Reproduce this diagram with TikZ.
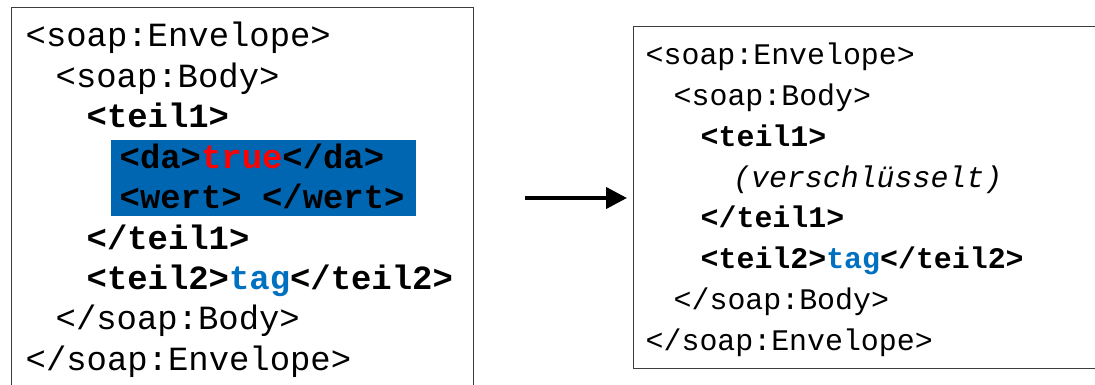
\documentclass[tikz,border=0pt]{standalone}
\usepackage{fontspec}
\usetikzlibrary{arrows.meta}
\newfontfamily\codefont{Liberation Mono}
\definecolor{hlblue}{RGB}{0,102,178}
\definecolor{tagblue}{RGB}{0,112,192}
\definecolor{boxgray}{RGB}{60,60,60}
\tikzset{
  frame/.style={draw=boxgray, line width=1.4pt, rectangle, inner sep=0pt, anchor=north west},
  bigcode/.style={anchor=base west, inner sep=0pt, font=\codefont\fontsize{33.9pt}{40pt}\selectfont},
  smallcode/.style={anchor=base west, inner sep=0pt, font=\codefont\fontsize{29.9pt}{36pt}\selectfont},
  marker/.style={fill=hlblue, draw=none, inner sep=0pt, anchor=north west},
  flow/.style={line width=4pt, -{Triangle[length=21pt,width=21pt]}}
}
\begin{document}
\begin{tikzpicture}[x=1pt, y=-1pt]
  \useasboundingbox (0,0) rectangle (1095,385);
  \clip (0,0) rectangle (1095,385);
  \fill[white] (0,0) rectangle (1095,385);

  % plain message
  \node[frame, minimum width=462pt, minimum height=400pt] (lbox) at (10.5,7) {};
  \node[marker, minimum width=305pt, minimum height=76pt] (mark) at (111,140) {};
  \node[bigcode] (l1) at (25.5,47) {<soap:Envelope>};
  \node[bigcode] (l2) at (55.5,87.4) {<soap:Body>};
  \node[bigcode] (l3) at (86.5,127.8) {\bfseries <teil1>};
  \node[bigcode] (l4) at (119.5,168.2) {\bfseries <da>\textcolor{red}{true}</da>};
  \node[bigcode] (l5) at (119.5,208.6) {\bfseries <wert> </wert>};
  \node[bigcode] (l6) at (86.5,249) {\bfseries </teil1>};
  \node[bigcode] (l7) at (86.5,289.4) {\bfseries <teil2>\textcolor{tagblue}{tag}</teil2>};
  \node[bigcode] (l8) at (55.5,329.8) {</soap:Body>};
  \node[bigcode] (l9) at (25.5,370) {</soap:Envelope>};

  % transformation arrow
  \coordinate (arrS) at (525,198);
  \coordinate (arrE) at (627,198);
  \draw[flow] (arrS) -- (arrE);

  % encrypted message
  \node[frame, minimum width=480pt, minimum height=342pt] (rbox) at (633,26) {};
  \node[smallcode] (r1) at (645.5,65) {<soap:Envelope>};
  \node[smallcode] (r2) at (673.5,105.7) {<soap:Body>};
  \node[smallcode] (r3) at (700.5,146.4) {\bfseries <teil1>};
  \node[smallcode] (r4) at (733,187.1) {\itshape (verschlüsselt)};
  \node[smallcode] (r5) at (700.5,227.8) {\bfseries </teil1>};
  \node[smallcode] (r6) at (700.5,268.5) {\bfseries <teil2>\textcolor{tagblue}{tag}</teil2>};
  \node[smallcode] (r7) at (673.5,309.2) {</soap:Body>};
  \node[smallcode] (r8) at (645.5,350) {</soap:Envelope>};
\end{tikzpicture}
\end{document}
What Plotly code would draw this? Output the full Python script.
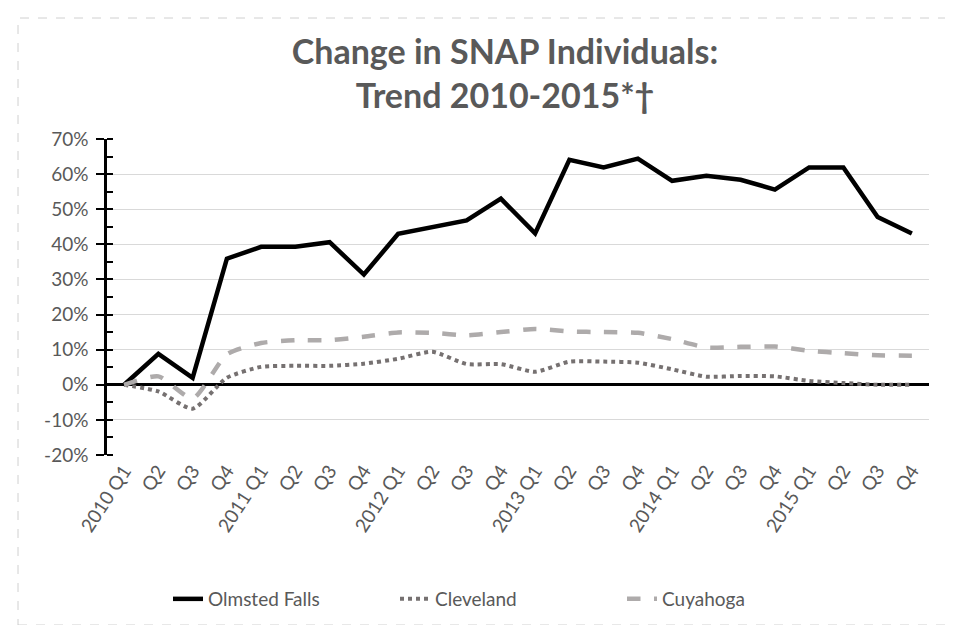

Task description:
Quote all the records verbatim, dropping any pictures from your copy.

Expected answer:
Reproduce this diagram with TikZ.
\documentclass[tikz,border=0pt]{standalone}
\usepackage{fontspec}
\usetikzlibrary{arrows.meta}
\newfontfamily\codefont{Liberation Mono}
\definecolor{hlblue}{RGB}{0,102,178}
\definecolor{tagblue}{RGB}{0,112,192}
\definecolor{boxgray}{RGB}{60,60,60}
\tikzset{
  frame/.style={draw=boxgray, line width=1.4pt, rectangle, inner sep=0pt, anchor=north west},
  bigcode/.style={anchor=base west, inner sep=0pt, font=\codefont\fontsize{33.9pt}{40pt}\selectfont},
  smallcode/.style={anchor=base west, inner sep=0pt, font=\codefont\fontsize{29.9pt}{36pt}\selectfont},
  marker/.style={fill=hlblue, draw=none, inner sep=0pt, anchor=north west},
  flow/.style={line width=4pt, -{Triangle[length=21pt,width=21pt]}}
}
\begin{document}
\begin{tikzpicture}[x=1pt, y=-1pt]
  \useasboundingbox (0,0) rectangle (1095,385);
  \clip (0,0) rectangle (1095,385);
  \fill[white] (0,0) rectangle (1095,385);

  % plain message
  \node[frame, minimum width=462pt, minimum height=400pt] (lbox) at (10.5,7) {};
  \node[marker, minimum width=305pt, minimum height=76pt] (mark) at (111,140) {};
  \node[bigcode] (l1) at (25.5,47) {<soap:Envelope>};
  \node[bigcode] (l2) at (55.5,87.4) {<soap:Body>};
  \node[bigcode] (l3) at (86.5,127.8) {\bfseries <teil1>};
  \node[bigcode] (l4) at (119.5,168.2) {\bfseries <da>\textcolor{red}{true}</da>};
  \node[bigcode] (l5) at (119.5,208.6) {\bfseries <wert> </wert>};
  \node[bigcode] (l6) at (86.5,249) {\bfseries </teil1>};
  \node[bigcode] (l7) at (86.5,289.4) {\bfseries <teil2>\textcolor{tagblue}{tag}</teil2>};
  \node[bigcode] (l8) at (55.5,329.8) {</soap:Body>};
  \node[bigcode] (l9) at (25.5,370) {</soap:Envelope>};

  % transformation arrow
  \coordinate (arrS) at (525,198);
  \coordinate (arrE) at (627,198);
  \draw[flow] (arrS) -- (arrE);

  % encrypted message
  \node[frame, minimum width=480pt, minimum height=342pt] (rbox) at (633,26) {};
  \node[smallcode] (r1) at (645.5,65) {<soap:Envelope>};
  \node[smallcode] (r2) at (673.5,105.7) {<soap:Body>};
  \node[smallcode] (r3) at (700.5,146.4) {\bfseries <teil1>};
  \node[smallcode] (r4) at (733,187.1) {\itshape (verschlüsselt)};
  \node[smallcode] (r5) at (700.5,227.8) {\bfseries </teil1>};
  \node[smallcode] (r6) at (700.5,268.5) {\bfseries <teil2>\textcolor{tagblue}{tag}</teil2>};
  \node[smallcode] (r7) at (673.5,309.2) {</soap:Body>};
  \node[smallcode] (r8) at (645.5,350) {</soap:Envelope>};
\end{tikzpicture}
\end{document}
What Plotly code would draw this? Output the full Python script.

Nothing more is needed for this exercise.